- GIVEN EXERCISE -
Write out the listing below exactly, and omit any images you find in it.

- DATA EXCERPT -
* Start *

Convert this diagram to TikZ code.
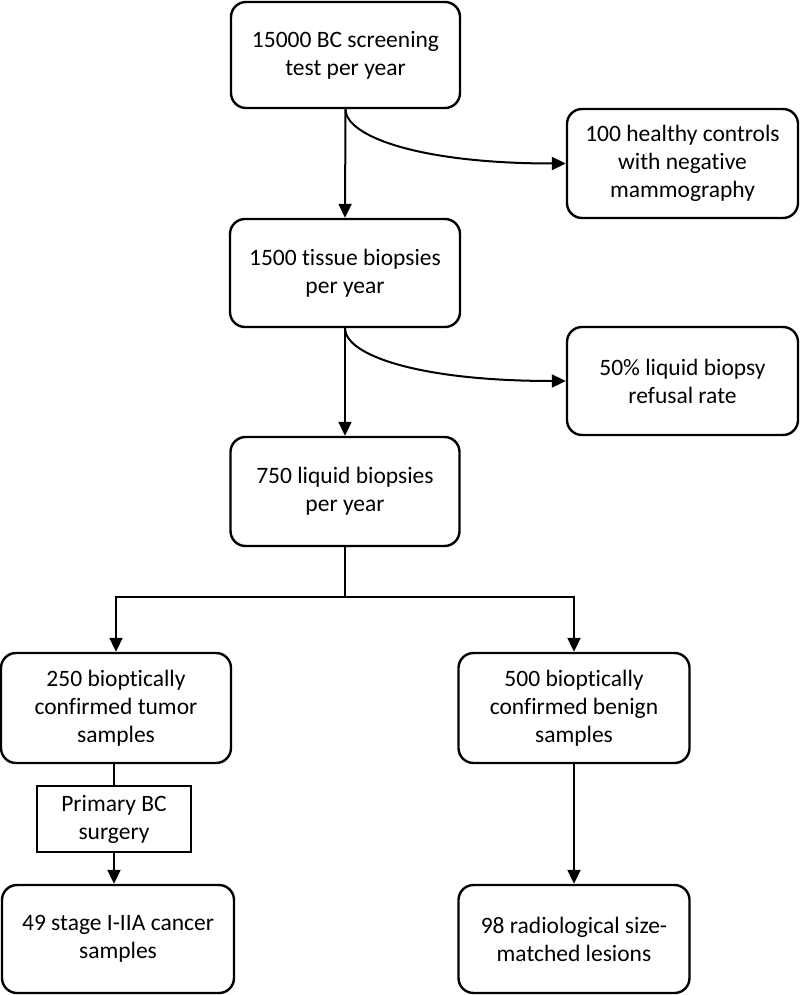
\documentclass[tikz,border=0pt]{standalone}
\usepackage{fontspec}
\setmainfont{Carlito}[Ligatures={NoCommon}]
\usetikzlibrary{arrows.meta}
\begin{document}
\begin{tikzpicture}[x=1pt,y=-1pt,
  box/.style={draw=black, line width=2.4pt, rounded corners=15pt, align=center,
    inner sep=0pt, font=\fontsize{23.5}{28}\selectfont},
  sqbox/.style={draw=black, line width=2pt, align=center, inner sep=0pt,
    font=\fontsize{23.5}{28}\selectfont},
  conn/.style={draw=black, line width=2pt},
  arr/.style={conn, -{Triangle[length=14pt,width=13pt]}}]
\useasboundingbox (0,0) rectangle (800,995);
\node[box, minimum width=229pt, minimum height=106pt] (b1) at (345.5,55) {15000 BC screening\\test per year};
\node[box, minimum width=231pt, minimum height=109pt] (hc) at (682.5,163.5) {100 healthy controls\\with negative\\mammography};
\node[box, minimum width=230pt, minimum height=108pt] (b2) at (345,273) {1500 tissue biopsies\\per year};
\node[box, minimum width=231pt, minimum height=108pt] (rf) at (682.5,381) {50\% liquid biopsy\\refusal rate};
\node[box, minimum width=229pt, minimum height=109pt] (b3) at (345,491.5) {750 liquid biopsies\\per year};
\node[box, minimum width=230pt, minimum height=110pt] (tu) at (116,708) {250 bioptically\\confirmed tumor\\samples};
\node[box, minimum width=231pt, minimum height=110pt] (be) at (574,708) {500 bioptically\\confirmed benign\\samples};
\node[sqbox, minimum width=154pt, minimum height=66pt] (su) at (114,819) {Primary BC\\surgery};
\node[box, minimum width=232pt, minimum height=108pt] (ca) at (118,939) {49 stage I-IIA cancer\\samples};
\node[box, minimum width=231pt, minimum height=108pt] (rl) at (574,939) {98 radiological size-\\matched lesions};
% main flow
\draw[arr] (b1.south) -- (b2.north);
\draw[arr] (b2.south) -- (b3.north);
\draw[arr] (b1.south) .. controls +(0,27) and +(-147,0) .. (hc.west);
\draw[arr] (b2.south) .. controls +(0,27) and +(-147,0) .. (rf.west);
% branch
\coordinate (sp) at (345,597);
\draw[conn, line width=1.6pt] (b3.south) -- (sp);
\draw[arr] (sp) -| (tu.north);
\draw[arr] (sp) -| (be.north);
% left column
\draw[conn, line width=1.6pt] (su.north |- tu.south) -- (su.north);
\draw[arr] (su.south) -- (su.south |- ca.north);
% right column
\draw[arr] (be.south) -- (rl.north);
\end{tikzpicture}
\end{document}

* End *

- SOLUTION TO THE EXERCISE -
Convert this diagram to TikZ code.
\documentclass[tikz,border=0pt]{standalone}
\usepackage{fontspec}
\setmainfont{Carlito}[Ligatures={NoCommon}]
\usetikzlibrary{arrows.meta}
\begin{document}
\begin{tikzpicture}[x=1pt,y=-1pt,
  box/.style={draw=black, line width=2.4pt, rounded corners=15pt, align=center,
    inner sep=0pt, font=\fontsize{23.5}{28}\selectfont},
  sqbox/.style={draw=black, line width=2pt, align=center, inner sep=0pt,
    font=\fontsize{23.5}{28}\selectfont},
  conn/.style={draw=black, line width=2pt},
  arr/.style={conn, -{Triangle[length=14pt,width=13pt]}}]
\useasboundingbox (0,0) rectangle (800,995);
\node[box, minimum width=229pt, minimum height=106pt] (b1) at (345.5,55) {15000 BC screening\\test per year};
\node[box, minimum width=231pt, minimum height=109pt] (hc) at (682.5,163.5) {100 healthy controls\\with negative\\mammography};
\node[box, minimum width=230pt, minimum height=108pt] (b2) at (345,273) {1500 tissue biopsies\\per year};
\node[box, minimum width=231pt, minimum height=108pt] (rf) at (682.5,381) {50\% liquid biopsy\\refusal rate};
\node[box, minimum width=229pt, minimum height=109pt] (b3) at (345,491.5) {750 liquid biopsies\\per year};
\node[box, minimum width=230pt, minimum height=110pt] (tu) at (116,708) {250 bioptically\\confirmed tumor\\samples};
\node[box, minimum width=231pt, minimum height=110pt] (be) at (574,708) {500 bioptically\\confirmed benign\\samples};
\node[sqbox, minimum width=154pt, minimum height=66pt] (su) at (114,819) {Primary BC\\surgery};
\node[box, minimum width=232pt, minimum height=108pt] (ca) at (118,939) {49 stage I-IIA cancer\\samples};
\node[box, minimum width=231pt, minimum height=108pt] (rl) at (574,939) {98 radiological size-\\matched lesions};
% main flow
\draw[arr] (b1.south) -- (b2.north);
\draw[arr] (b2.south) -- (b3.north);
\draw[arr] (b1.south) .. controls +(0,27) and +(-147,0) .. (hc.west);
\draw[arr] (b2.south) .. controls +(0,27) and +(-147,0) .. (rf.west);
% branch
\coordinate (sp) at (345,597);
\draw[conn, line width=1.6pt] (b3.south) -- (sp);
\draw[arr] (sp) -| (tu.north);
\draw[arr] (sp) -| (be.north);
% left column
\draw[conn, line width=1.6pt] (su.north |- tu.south) -- (su.north);
\draw[arr] (su.south) -- (su.south |- ca.north);
% right column
\draw[arr] (be.south) -- (rl.north);
\end{tikzpicture}
\end{document}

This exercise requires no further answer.